Il grosso della torta dei ricavi pubblicitari che da quaranta anni ingrassano Mediaset e sovvenzionano parzialmente la Rai si genera nella fascia oraria che inizia attorno alle 19, con i giochini in finta diretta, e si spegne verso mezzanotte, quando a seguire la tv restano solo gli insonni e i guardiani notturni. E così, presi dalla esplosione degli ascolti di Sanremo, Montalbano e De André, ci stavamo già assuefacendo all’idea che la Rai stesse vincendo a mani basse nella classifica degli ascolti di questi primi quarantacinque giorni del 2018 e che qualche sostanziale beneficio ne sarebbe derivato in prospettiva per le casse del servizio pubblico.
E invece no, perché proprio oggi abbiamo fatto qualche conto più preciso e ci siamo accorti che, rispetto all’anno passato, dal primo gennaio l’insieme dei canali Rai cala di mezzo punto di share (dal 41,6% al 40,1%) mentre a uscire più forte è Mediaset, che zitta zitta guadagna esattamente quel che la Rai ha perso. Ma in entrambi i gruppi diviene più rilevante il peso della rete ammiraglia a scapito dei canali di contorno che smagriscono. Il risultato è che le reti di misura intermedia (Raidue, Raitre, Italia uno, Retequattro) cominciano a sentire sul collo il fiato di La7 che è aumentata di mezzo punto abbondante mentre quelli scendevano, invertendo la contrazione degli ultimi anni. Il risultato – al di là della congiuntura elettorale che premia i talk show di Cairo – sembra discendere essenzialmente da due fattori: lo scambio fra La Gabbia di Paragone e L’Arena di Giletti e gli accenni di consolidamento della serata di venerdì dove si è fatta meno sparuta la pattuglia degli happy few che seguono gli ex di Gazebo (ora Propaganda Live). Sicché se a editore e direttore poco poco riuscisse di inventarsi un’altra serata e/o rendere più attrattiva e fidelizzante l’offerta pomeridiana, specie dalle 19 in poi, Retequattro – che già oggi è stata raggiunta – verrebbe immediatamente distanziata e la campana suonerebbe forte anche per Italia uno.

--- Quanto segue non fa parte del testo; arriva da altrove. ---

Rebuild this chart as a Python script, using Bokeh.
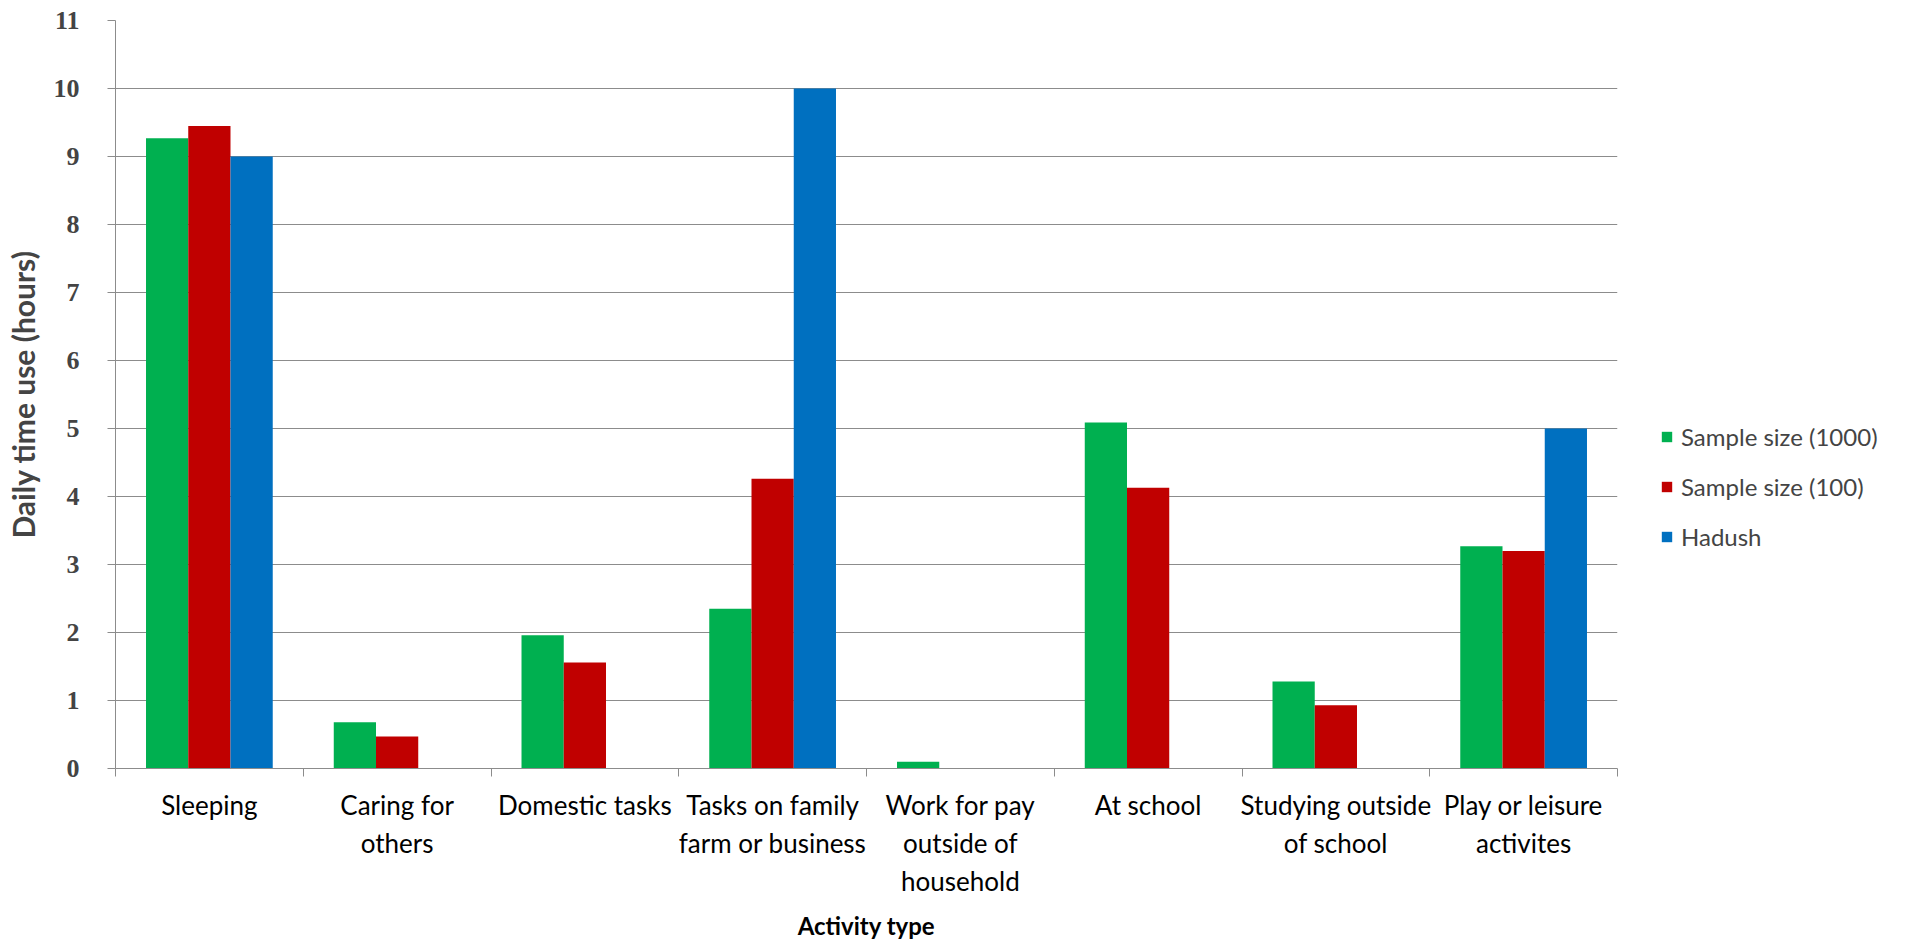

Resta da chiedersi se i ricavi pubblicitari giungerebbero a premiare l’aumento di pubblico e ad attivare – finalmente, dopo decenni – il circolo virtuoso fra margini di bilancio e investimenti in prodotto. In astratto è quel che ci si potrebbe aspettare, perché una rete commerciale, in sostanza, vende il suo pubblico e, se questo aumenta, dovrebbero aumentare in proporzione anche i ricavi. Il che accade, ma solo quando si verificano veri salti di continuità nella distribuzione dell’audience, perché nel tran tran dei piccoli mutamenti dominano i rapporti di forza sedimentati nel tempo, cementati dalla struttura del Duopolio Rai-Mediaset. Di idee riformatrici al riguardo in campagna elettorale non ne abbiamo udita alcuna. Né è probabile che le nuove, centripete, assemblee, possano voler turbare qualcuno degli equilibri esistenti, tantomeno in tv. Però, per la stessa ragione, il margine di manovra del Parlamento sarebbe minimo rispetto alla vicenda degli ascolti e del mercato. Come in un Paese normale, e in questo piccolo varco potrebbe infilarsi qualche novità.